__SUPPLIED MATERIAL__:
-------
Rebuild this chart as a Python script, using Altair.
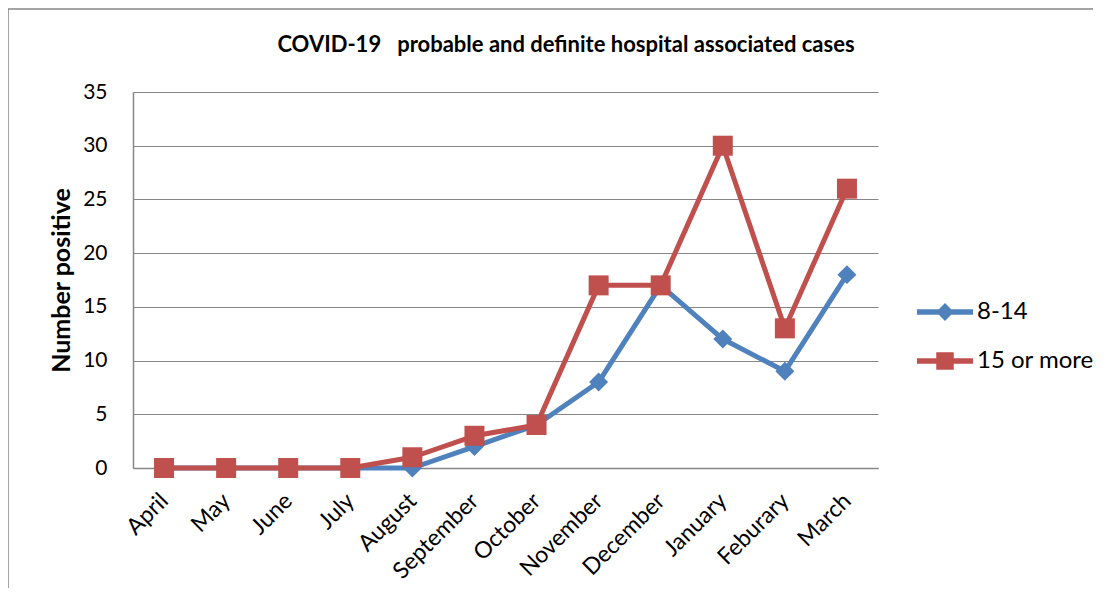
import altair as alt
import pandas as pd

months = ["April", "May", "June", "July", "August", "September", "October",
          "November", "December", "January", "Feburary", "March"]
series_names = ["8-14", "15 or more"]
vals_8_14 = [0, 0, 0, 0, 0, 2, 4, 8, 17, 12, 9, 18]
vals_15_more = [0, 0, 0, 0, 1, 3, 4, 17, 17, 30, 13, 26]
colors = ["#4F81BD", "#C0504D"]
title_text = "COVID-19   probable and definite hospital associated cases"

rows = []
for i, m in enumerate(months):
    rows.append({"month": m, "series": series_names[0], "value": vals_8_14[i]})
for i, m in enumerate(months):
    rows.append({"month": m, "series": series_names[1], "value": vals_15_more[i]})
df = pd.DataFrame(rows)

FONT = "Lato"
GRID = "#868686"

blue_path = "M-1.22,-0.12H1.22V0.12H-1.22Z M0,-0.39L0.39,0L0,0.39L-0.39,0Z"
red_path = "M-1.22,-0.12H1.22V0.12H-1.22Z M-0.38,-0.38H0.38V0.38H-0.38Z"

x_enc = alt.X("month:N", sort=months,
              scale=alt.Scale(type="point", padding=0.5),
              axis=alt.Axis(title=None, labelAngle=-45, labelFontSize=23,
                            labelFont=FONT, labelColor="black", ticks=False,
                            labelAlign="right", labelBaseline="middle",
                            labelPadding=29, domainColor=GRID, domainWidth=1.5,
                            grid=False))
y_enc = alt.Y("value:Q",
              scale=alt.Scale(domain=[0, 35], nice=False),
              axis=alt.Axis(title="Number positive", values=[0, 5, 10, 15, 20, 25, 30, 35],
                            titleFont=FONT, titleFontSize=25, titleFontWeight="bold",
                            titleColor="black", titleX=-64, titleY=188,
                            titleAngle=-90, titleAlign="center", titleBaseline="alphabetic",
                            labelFont=FONT, labelFontSize=21, labelColor="black",
                            labelPadding=26, ticks=False, domainColor=GRID,
                            domainWidth=1.5, gridColor=GRID, gridWidth=1.2))

def make_legend():
    return alt.Legend(
        orient="none", legendX=789, legendY=197, title=None,
        symbolSize=2116, rowPadding=14, labelOffset=9, labelFontSize=24,
        labelFont=FONT, labelColor="black", padding=0,
        symbolStrokeWidth=0, symbolOpacity=1)

frame_df = pd.DataFrame({"a": [0]})
frame_top = alt.Chart(frame_df).mark_rule(stroke=GRID, strokeWidth=1.5).encode(
    x=alt.value(-125), x2=alt.value(1400), y=alt.value(-83))
frame_left = alt.Chart(frame_df).mark_rule(stroke=GRID, strokeWidth=1.5).encode(
    x=alt.value(-125), y=alt.value(-83), y2=alt.value(900))

title_layer = alt.Chart(frame_df).mark_text(
    text=title_text.replace("   ", "\u00a0\u00a0 "), font=FONT, fontSize=22,
    fontWeight="bold", color="black", align="center", baseline="middle"
).encode(x=alt.value(433), y=alt.value(-47))

def series_layers(name, color, shape, size):
    base = alt.Chart(df).transform_filter(alt.datum.series == name)
    line = base.mark_line(strokeWidth=5, strokeJoin="round", color=color).encode(
        x=x_enc, y=y_enc)
    pts = base.mark_point(filled=True, opacity=1, size=size, shape=shape,
                          color=color).encode(x=x_enc, y=y_enc)
    return [line, pts]

blue_layers = series_layers(series_names[0], colors[0], "diamond", 360)
red_layers = series_layers(series_names[1], colors[1], "square", 400)

legend_layer = alt.Chart(df).transform_filter("false").mark_point(
    filled=True, opacity=1
).encode(
    x=x_enc, y=y_enc,
    fill=alt.Fill("series:N", sort=series_names,
                  scale=alt.Scale(domain=series_names, range=colors),
                  legend=make_legend()),
    shape=alt.Shape("series:N", sort=series_names,
                    scale=alt.Scale(domain=series_names, range=[blue_path, red_path]),
                    legend=make_legend()),
)

chart = alt.layer(frame_top, frame_left, title_layer, *blue_layers, *red_layers,
                  legend_layer).properties(
    width=745, height=376,
    padding={"left": 125, "top": 84, "right": 215, "bottom": 120},
    autosize=alt.AutoSizeParams(type="none"),
    background="white",
).configure_view(stroke=None)

chart.save("out.html", embed_options={"renderer": "svg", "actions": False})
-------
__TASK TO COMPLETE__:
Every line from the top of the material above through the line with "import pandas as pd" should be duplicated exactly, please; leave out the pictures.

__FULL OUTPUT__:
Rebuild this chart as a Python script, using Altair.
import altair as alt
import pandas as pd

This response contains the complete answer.